- [WRITTEN TASK] In the material below, please retype the lines from the very first through the one with "const yTicks = [0,10,20,30,40,50,60,70,80,90,100,110,120];", exactly and without pictures.

## Start INPUT RECORDS

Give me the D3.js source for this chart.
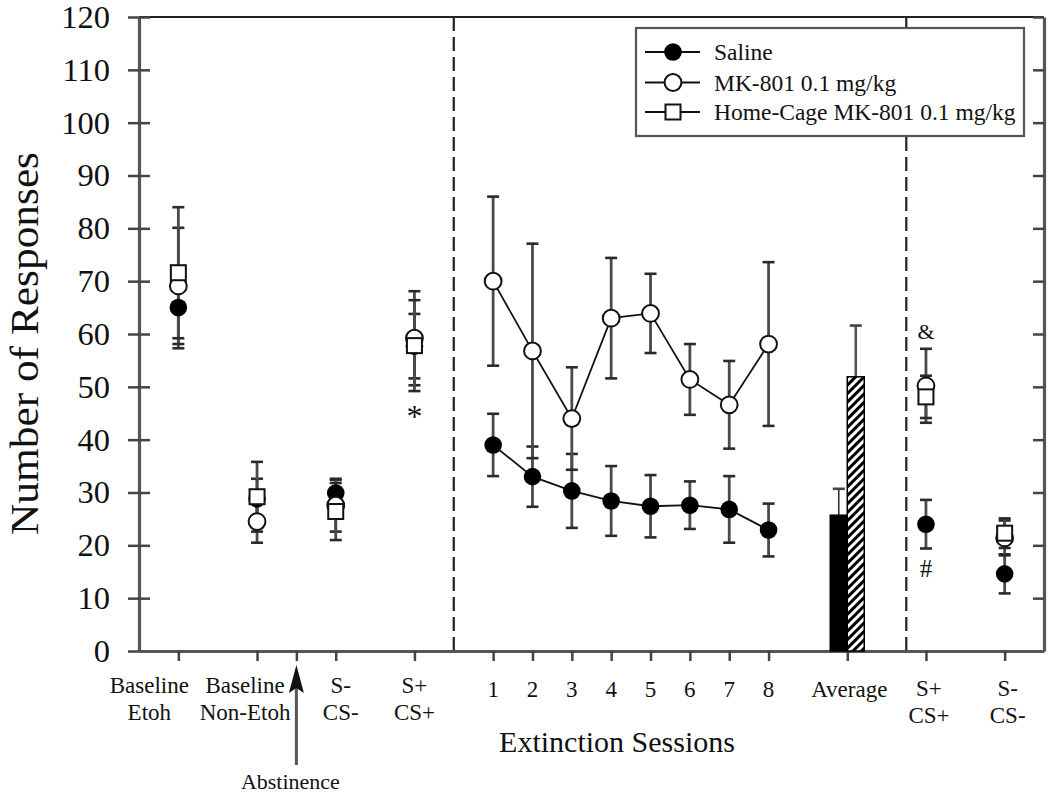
<!DOCTYPE html>
<html><head><meta charset="utf-8">
<script src="https://cdn.jsdelivr.net/npm/d3@7"></script>
<style>
body{margin:0;background:#fff}
svg{display:block}
text{font-family:"Liberation Serif","Times New Roman",serif;fill:#111}
</style>
</head><body>
<svg id="c" width="1050" height="793"></svg>
<script>
// ---------- DATA ----------
const seriesNames = ["Saline", "MK-801 0.1 mg/kg", "Home-Cage MK-801 0.1 mg/kg"];
const yTicks = [0,10,20,30,40,50,60,70,80,90,100,110,120];

const phaseLabels = [["Baseline","Etoh"],["Baseline","Non-Etoh"],["S-","CS-"],["S+","CS+"]];
const salinePhase    = [65.0, 28.8, 29.9, 57.7];
const salinePhaseSem = [7.7, 3.8, 2.5, 6.1];
const mkPhase        = [69.1, 24.5, 27.6, 59.2];
const mkPhaseSem     = [11.0, 4.0, 5.0, 8.9];
const hcPhase        = [71.6, 29.2, 26.4, 57.8];
const hcPhaseSem     = [12.4, 6.6, 5.4, 8.6];

const sessionLabels = ["1","2","3","4","5","6","7","8"];
const salineExt    = [39.0, 33.0, 30.3, 28.4, 27.4, 27.6, 26.8, 22.9];
const salineExtSem = [5.9, 5.7, 7.0, 6.6, 5.9, 4.5, 6.3, 5.0];
const mkExt        = [70.0, 56.8, 44.0, 63.0, 63.9, 51.4, 46.6, 58.1];
const mkExtSem     = [16.0, 20.3, 9.7, 11.4, 7.5, 6.7, 8.3, 15.5];

const averageLabel = "Average";
const averageGroups = ["Saline", "MK-801 0.1 mg/kg"];
const averageValues = [25.7, 51.9];
const averageSem    = [5.0, 9.7];

const testLabels = [["S+","CS+"],["S-","CS-"]];
const salineTest    = [24.0, 14.6];
const salineTestSem = [4.6, 3.7];
const mkTest        = [50.2, 21.4];
const mkTestSem     = [7.0, 3.3];
const hcTest        = [48.1, 22.3];
const hcTestSem     = [4.0, 2.8];

const sigMarks = [
  {text:"*", where:"phase", index:3, value:45.0},
  {text:"&", where:"test",  index:0, value:60.4},
  {text:"#", where:"test",  index:0, value:15.7}
];
const yTitle = "Number of Responses";
const xTitle = "Extinction Sessions";
const abstinenceLabel = "Abstinence";

// ---------- LAYOUT ----------
const phaseSlots = [1,3,5,7];
const sessionSlots = [9,10,11,12,13,14,15,16];
const averageSlot = 18;
const testSlots = [20,22];
const abstinenceSlot = 4;
const dividerSlots = [8,19.5];
const phaseLabelDx = [-29,-12,5,0];

const svg = d3.select("#c");
const x = d3.scaleLinear().domain([0,23]).range([139,1044]);
const y = d3.scaleLinear().domain([0,120]).range([651,17]);

svg.append("rect").attr("width",1050).attr("height",793).attr("fill","#fff");

const defs = svg.append("defs");
const pat = defs.append("pattern").attr("id","hatch").attr("patternUnits","userSpaceOnUse")
  .attr("width",6).attr("height",6).attr("patternTransform","rotate(45)");
pat.append("rect").attr("width",6).attr("height",6).attr("fill","#fff");
pat.append("rect").attr("width",3).attr("height",6).attr("fill","#000");

// dashed dividers
svg.selectAll("line.div").data(dividerSlots).enter().append("line")
  .attr("x1",d=>x(d)).attr("x2",d=>x(d)).attr("y1",y(120)).attr("y2",y(0))
  .attr("stroke","#222").attr("stroke-width",2.2).attr("stroke-dasharray","14,6");

// frame top line
svg.append("line").attr("x1",x(0)).attr("x2",x(23)).attr("y1",y(120)).attr("y2",y(120))
  .attr("stroke","#222").attr("stroke-width",2);

// axes
const gL = svg.append("g").attr("transform",`translate(${x(0)},0)`)
  .call(d3.axisLeft(y).tickValues(yTicks).tickSize(11).tickSizeOuter(0).tickPadding(18));
gL.selectAll(".tick line").attr("x1",11).attr("x2",-11);
gL.selectAll(".tick text").style("font-size","32.5px").attr("font-family",null).attr("fill","#111");

const gR = svg.append("g").attr("transform",`translate(${x(23)},0)`)
  .call(d3.axisLeft(y).tickValues(yTicks).tickSize(11).tickSizeOuter(0).tickFormat(""));

const bottomTicks = [1,3,4,5,7].concat(sessionSlots,[averageSlot],testSlots);
const gB = svg.append("g").attr("transform",`translate(0,${y(0)})`)
  .call(d3.axisBottom(x).tickValues(bottomTicks).tickSize(10).tickSizeOuter(0).tickFormat(""));

[gL,gR,gB].forEach(g=>{
  g.select(".domain").attr("stroke","#555").attr("stroke-width",3.2);
  g.selectAll(".tick line").attr("stroke","#444").attr("stroke-width",2.5);
});

// average bars
const band = d3.scaleBand().domain(averageGroups).range([x(averageSlot)-17, x(averageSlot)+17]).padding(0);
const avgG = svg.append("g");
averageGroups.forEach((g,i)=>{
  const bx = band(g), bw = band.bandwidth();
  const cx = bx + bw/2;
  avgG.append("line").attr("x1",cx).attr("x2",cx).attr("y1",y(averageValues[i])).attr("y2",y(averageValues[i]+averageSem[i]))
    .attr("stroke",i===0?"#333":"#555").attr("stroke-width",i===0?1.6:2.6);
  avgG.append("line").attr("x1",cx-6).attr("x2",cx+6).attr("y1",y(averageValues[i]+averageSem[i])).attr("y2",y(averageValues[i]+averageSem[i]))
    .attr("stroke","#444").attr("stroke-width",2.6);
  avgG.append("rect").attr("x",bx).attr("width",bw).attr("y",y(averageValues[i])).attr("height",y(0)-y(averageValues[i]))
    .attr("fill",i===0?"#000":"url(#hatch)").attr("stroke","#000").attr("stroke-width",1.5);
});

// collect point data
const groupsPts = [[],[],[]];
function addSet(slots, vals, sems, gi){
  vals.forEach((v,i)=>groupsPts[gi].push({sx:slots[i], v, e:sems[i]}));
}
addSet(phaseSlots, salinePhase, salinePhaseSem, 0);
addSet(phaseSlots, mkPhase, mkPhaseSem, 1);
addSet(phaseSlots, hcPhase, hcPhaseSem, 2);
addSet(sessionSlots, salineExt, salineExtSem, 0);
addSet(sessionSlots, mkExt, mkExtSem, 1);
addSet(testSlots, salineTest, salineTestSem, 0);
addSet(testSlots, mkTest, mkTestSem, 1);
addSet(testSlots, hcTest, hcTestSem, 2);

// error bars
const errG = svg.append("g");
groupsPts.forEach(pts=>{
  pts.forEach(p=>{
    const cx = x(p.sx);
    errG.append("line").attr("x1",cx).attr("x2",cx).attr("y1",y(p.v-p.e)).attr("y2",y(p.v+p.e))
      .attr("stroke","#4a4a4a").attr("stroke-width",2.8);
    [p.v-p.e, p.v+p.e].forEach(t=>{
      errG.append("line").attr("x1",cx-6).attr("x2",cx+6).attr("y1",y(t)).attr("y2",y(t))
        .attr("stroke","#2a2a2a").attr("stroke-width",2.6);
    });
  });
});

// lines across extinction sessions
const line = d3.line().x(d=>x(d.sx)).y(d=>y(d.v));
[salineExt, mkExt].forEach(vals=>{
  svg.append("path").datum(vals.map((v,i)=>({sx:sessionSlots[i], v})))
    .attr("d",line).attr("fill","none").attr("stroke","#111").attr("stroke-width",1.8);
});

// markers
function marker(g, gi, cx, cy){
  if(gi===0) g.append("circle").attr("cx",cx).attr("cy",cy).attr("r",8.8).attr("fill","#000");
  else if(gi===1) g.append("circle").attr("cx",cx).attr("cy",cy).attr("r",8.4).attr("fill","#fff").attr("stroke","#111").attr("stroke-width",2);
  else g.append("rect").attr("x",cx-7.5).attr("y",cy-7.5).attr("width",15).attr("height",15).attr("fill","#fff").attr("stroke","#111").attr("stroke-width",2);
}
const mkG = svg.append("g");
groupsPts.forEach((pts,gi)=>pts.forEach(p=>marker(mkG, gi, x(p.sx), y(p.v))));

// significance marks
sigMarks.forEach(m=>{
  const sx = m.where==="phase" ? phaseSlots[m.index] : testSlots[m.index];
  const fs = m.text==="*" ? 32 : (m.text==="&" ? 22 : 25);
  const off = m.text==="*" ? 14 : (m.text==="&" ? 7.5 : 8.5);
  svg.append("text").attr("x",x(sx)).attr("y",y(m.value)+off).attr("text-anchor","middle")
    .style("font-size",fs+"px").text(m.text);
});

// x labels
const lab = svg.append("g").style("font-size","23px").attr("text-anchor","middle");
phaseLabels.forEach((ls,i)=>{
  ls.forEach((t,j)=>lab.append("text").attr("x",x(phaseSlots[i])+phaseLabelDx[i]).attr("y",y(0)+42+j*26.5).text(t));
});
sessionLabels.forEach((t,i)=>lab.append("text").attr("x",x(sessionSlots[i])).attr("y",y(0)+46).text(t));
lab.append("text").attr("x",x(averageSlot)+2).attr("y",y(0)+46).text(averageLabel);
testLabels.forEach((ls,i)=>{
  ls.forEach((t,j)=>lab.append("text").attr("x",x(testSlots[i])+3).attr("y",y(0)+45+j*26.5).text(t));
});

svg.append("text").attr("x",617).attr("y",752).attr("text-anchor","middle").style("font-size","30px").text(xTitle);

// abstinence arrow
const ax = x(abstinenceSlot);
svg.append("line").attr("x1",ax).attr("x2",ax).attr("y1",765).attr("y2",685).attr("stroke","#555").attr("stroke-width",3);
svg.append("path").attr("d",`M${ax},665 L${ax+7.5},693 L${ax},688 L${ax-7.5},693 Z`).attr("fill","#111");
svg.append("text").attr("x",ax-6).attr("y",789).attr("text-anchor","middle").style("font-size","22px").text(abstinenceLabel);

// y title
svg.append("text").attr("transform",`translate(38,343.5) rotate(-90)`).attr("text-anchor","middle")
  .style("font-size","40px").attr("textLength",383).attr("lengthAdjust","spacingAndGlyphs").text(yTitle);

// legend
const lg = svg.append("g");
lg.append("rect").attr("x",636).attr("y",28).attr("width",388).attr("height",108)
  .attr("fill","#fff").attr("stroke","#555").attr("stroke-width",2.2);
const legY = [52, 82.5, 112];
seriesNames.forEach((n,i)=>{
  lg.append("line").attr("x1",645).attr("x2",700).attr("y1",legY[i]).attr("y2",legY[i]).attr("stroke","#111").attr("stroke-width",2);
  marker(lg, i, 673, legY[i]);
  lg.append("text").attr("x",714).attr("y",legY[i]+8).style("font-size","23.5px").text(n);
});
</script>
</body></html>
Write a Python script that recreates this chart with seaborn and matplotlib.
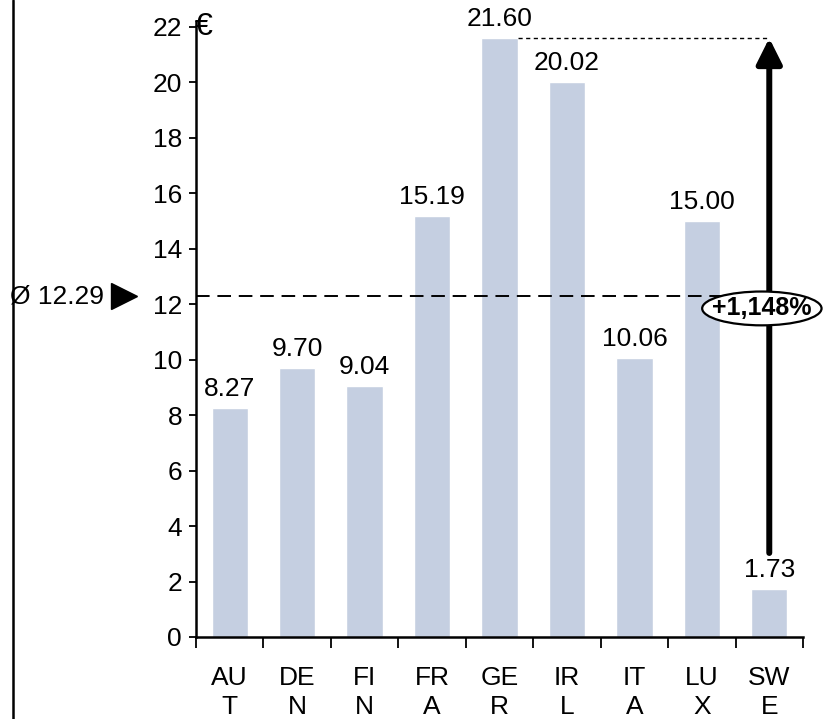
import matplotlib
matplotlib.use("Agg")
import matplotlib.pyplot as plt
import matplotlib.transforms as mtransforms
from matplotlib.lines import Line2D
from matplotlib.patches import Ellipse, FancyArrowPatch
import seaborn as sns
import pandas as pd

# Country codes (split over two lines as in the labels) and prices in EUR
countries = ["AUT", "DEN", "FIN", "FRA", "GER", "IRL", "ITA", "LUX", "SWE"]
tick_labels = ["AU\nT", "DE\nN", "FI\nN", "FR\nA", "GE\nR", "IR\nL", "IT\nA", "LU\nX", "SW\nE"]
prices = [8.27, 9.70, 9.04, 15.19, 21.60, 20.02, 10.06, 15.00, 1.73]
average = 12.29
spread_label = "+1,148%"
y_ticks = [0, 2, 4, 6, 8, 10, 12, 14, 16, 18, 20, 22]

df = pd.DataFrame({"country": countries, "price": prices})

sns.set_theme(style="white")
plt.rcParams["font.family"] = ["Liberation Sans", "DejaVu Sans"]
plt.rcParams["text.color"] = "black"
plt.rcParams["xtick.color"] = "black"
plt.rcParams["ytick.color"] = "black"

FS = 19
W, H = 830, 719
fig = plt.figure(figsize=(W / 100, H / 100), dpi=100)
ax = fig.add_axes([196 / W, 1 - 637 / H, (803 - 196) / W, (637 - 27) / H])

bar_color = "#C5CFE1"
sns.barplot(data=df, x="country", y="price", color=bar_color, width=0.54,
            saturation=1, ax=ax)

ax.set_xlim(-0.5, len(countries) - 0.5)
ax.set_ylim(0, 22)
ax.set_xlabel("")
ax.set_ylabel("")

# spines
for side in ("top", "right"):
    ax.spines[side].set_visible(False)
for side in ("left", "bottom"):
    ax.spines[side].set_color("black")
    ax.spines[side].set_linewidth(1.8)
ax.spines["left"].set_bounds(0, 22.2)

# y axis
ax.set_yticks(y_ticks)
ax.set_yticklabels([str(v) for v in y_ticks], fontsize=FS, color="black")
ax.tick_params(axis="y", which="major", direction="out", length=5, width=1.3,
               color="black", pad=5, left=True)

# x axis: labels at centres, tick marks at category boundaries
ax.set_xticks(range(len(countries)))
ax.set_xticklabels(tick_labels, fontsize=FS, linespacing=1.25, color="black")
ax.set_xticks([i - 0.5 for i in range(len(countries) + 1)], minor=True)
ax.tick_params(axis="x", which="major", length=0, pad=21)
ax.tick_params(axis="x", which="minor", direction="out", length=8, width=1.3,
               color="black", bottom=True)

# value labels above the bars
for i, v in enumerate(prices):
    ax.annotate(f"{v:.2f}", xy=(i, v), xytext=(0, 5), textcoords="offset points",
                ha="center", va="bottom", fontsize=FS, color="black")

# currency sign next to the top tick
ax.annotate("€", xy=(-0.5, 22), xytext=(-1, 0), textcoords="offset points",
            ha="left", va="center", fontsize=23, color="black")

# average line
ax.plot([-0.5, 7.5], [average, average], color="black", lw=1.4,
        linestyle=(0, (7, 4)))

blend = mtransforms.blended_transform_factory(ax.transAxes, ax.transData)
ax.text(-0.152, average, f"Ø {average:.2f}", transform=blend, ha="right",
        va="center", fontsize=FS, color="black")
ax.plot([-0.118], [average], marker=">", markersize=19, color="black",
        transform=blend, clip_on=False)

# spread between highest and lowest price
i_max = prices.index(max(prices))
i_min = prices.index(min(prices))
ax.plot([i_max + 0.27, i_min], [max(prices), max(prices)], color="black",
        lw=1.0, linestyle=(0, (3, 2.5)))
arrow = FancyArrowPatch((i_min, 3.03), (i_min, max(prices)),
                        arrowstyle="-|>,head_length=1.1,head_width=0.55",
                        mutation_scale=14, color="black", lw=4.3,
                        shrinkA=0, shrinkB=0)
ax.add_patch(arrow)

ell_x, ell_y = i_min - 0.11, 11.85
ell = Ellipse((ell_x, ell_y), width=1.77, height=1.22,
              facecolor="white", edgecolor="black", lw=1.6, zorder=5,
              clip_on=False)
ax.add_patch(ell)
ax.text(ell_x, ell_y, spread_label, ha="center", va="center",
        fontsize=18, fontweight="bold", color="black", zorder=6)

# left frame line
fig.add_artist(Line2D([12.5 / W, 12.5 / W], [0, 1], color="black", lw=1.8))

fig.savefig("out.png", dpi=100)
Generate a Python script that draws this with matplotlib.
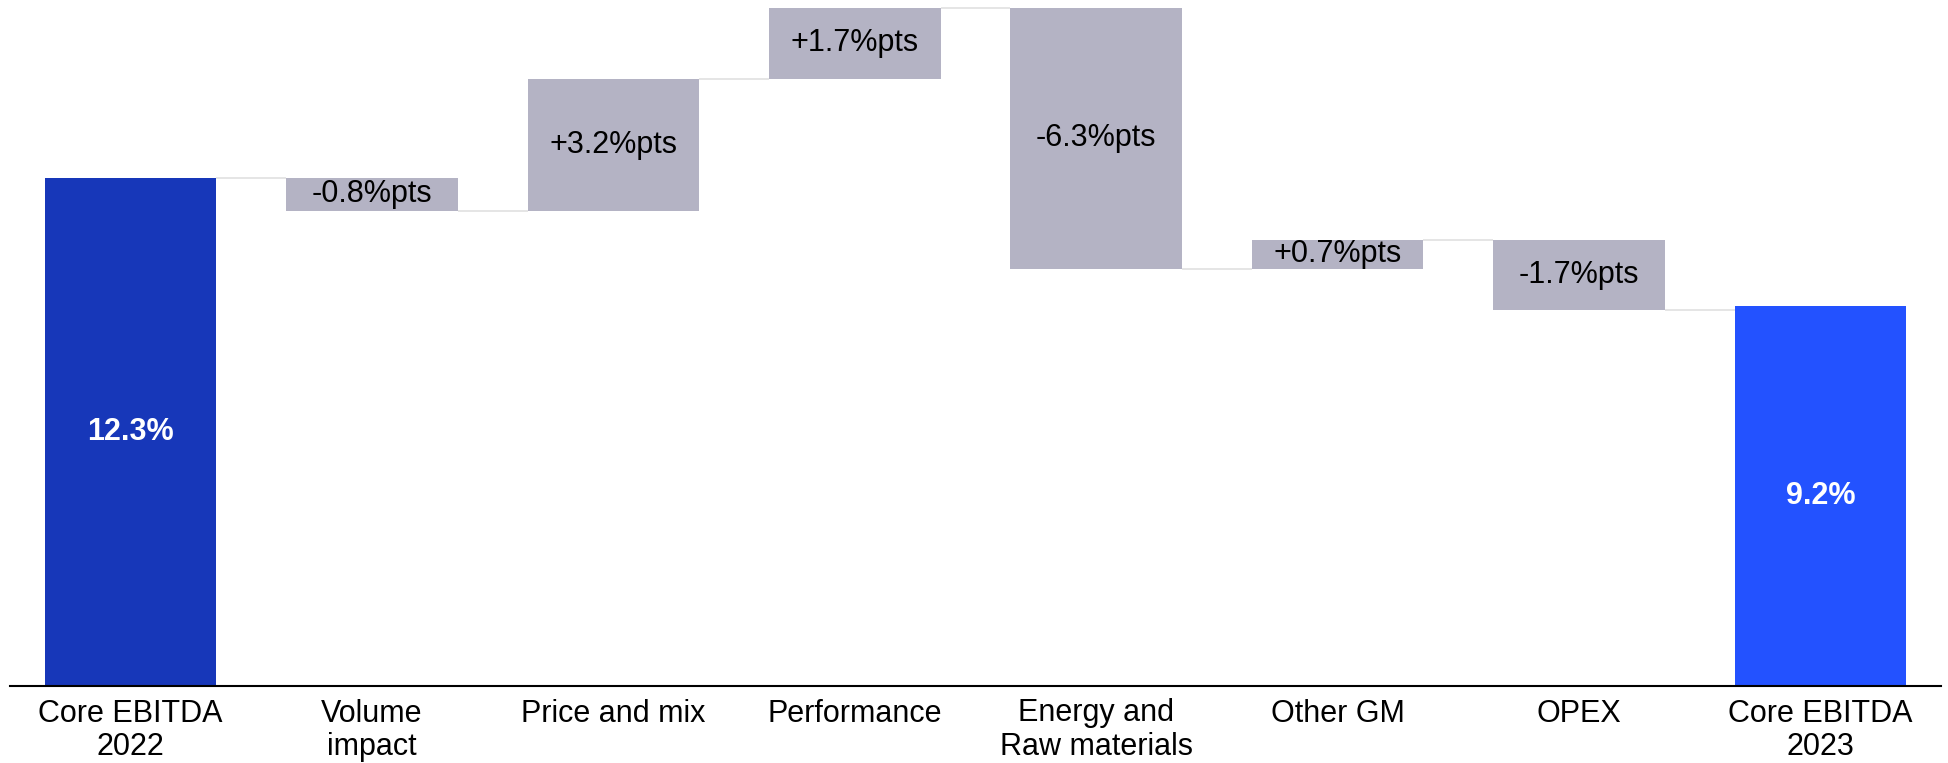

## End INPUT RECORDS

- [ANSWER TO THIS TASK]
Give me the D3.js source for this chart.
<!DOCTYPE html>
<html><head><meta charset="utf-8">
<script src="https://cdn.jsdelivr.net/npm/d3@7"></script>
<style>
body{margin:0;background:#fff}
svg{display:block}
text{font-family:"Liberation Serif","Times New Roman",serif;fill:#111}
</style>
</head><body>
<svg id="c" width="1050" height="793"></svg>
<script>
// ---------- DATA ----------
const seriesNames = ["Saline", "MK-801 0.1 mg/kg", "Home-Cage MK-801 0.1 mg/kg"];
const yTicks = [0,10,20,30,40,50,60,70,80,90,100,110,120];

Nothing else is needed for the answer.